15. Payment may not be withheld pending the settlement of any claims or disputes and in the event of any amount due to THE SELLER being handed to an attorney for collection, THE BUYER shall pay the collection fee and all other legal charges thereby incurred by THE SELLER on the Attorney and Own Client Scale.

16. All products being returned to THE SELLER for whatever reason requires a Return Material Authorization (RMA) number and a copy of the invoice before they will be accepted. The RMA number MUST NOT be displayed on the products being returned but must be quoted when the products are returned. Where products are being swopped out a new order number is to be supplied when a RMA number is obtained.

b) Subject to clause 21, in the case of software, once the package has been opened and/or the seal has been broken, the product is not returnable under any circumstances.

18. Should the system be a Private Automatic Branch Exchange the customer will provide accommodation specified by Telkom for the system, and such accommodation shall comply fully with all requirements in respect of size, power points, lighting and dust free environmental and other conditions as laid down by Plessie and Telkom.
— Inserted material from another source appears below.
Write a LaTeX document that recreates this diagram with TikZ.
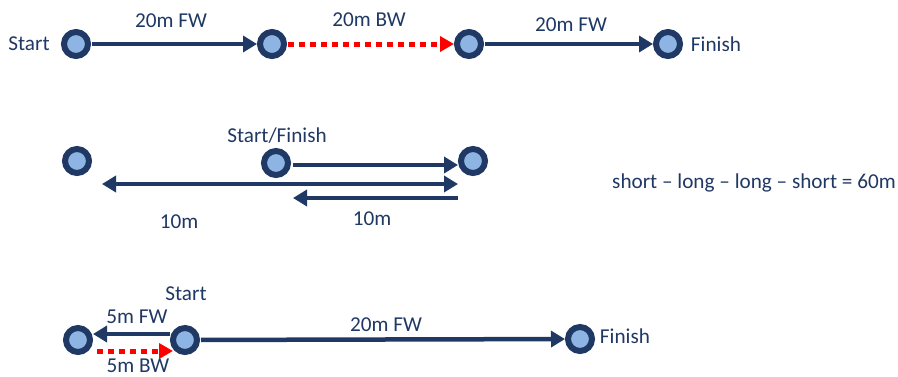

19. If installation of the system is included in the quotation, PLESSIE shall during all reasonable hours have access to the premises of the Customer to install the system. PLESSIE shall take all reasonable precautions to avoid damage to the premises when installing the system, but cannot accept responsibility for any such damage.

20. The Customer shall at his own expense obtain all necessary consents, permits, licenses or other authorities from the owner of the premises Telkom Governmental Municipal Local or other competent authorities and others whose permission is or may be necessary for the installation or use of the system. PLESSIE does not warrant or represent that any such consents, permits, licenses or other authorities will be granted and a failure to obtain any one or other of the same shall not invalidate any order accepted by PLESSIE.

21. THE SELLER honours all manufacturers warranties for products sold or licensed to THE BUYER. Product will be replaced or repaired (at the Sellers scretion) within the period of the manufacturers warranty . All implied or residual warranties, including without limitation, the warranties of ‘fitness for a particular purpose’ and ‘merchantability’ are hereby disclaimed and excluded.

 

Warranty exchanges will only be made once the defective product has been returned complete with all accessories, cables, manuals, diskettes and packaging and subject to stock availability. Any advance exchanges will be charged to THE BUYER’S account (and are therefore payable) and will only be credited (less any charges) once the defective products have been received.

 

THE SELLER will cover the outward bound cost of product replaced under warranty.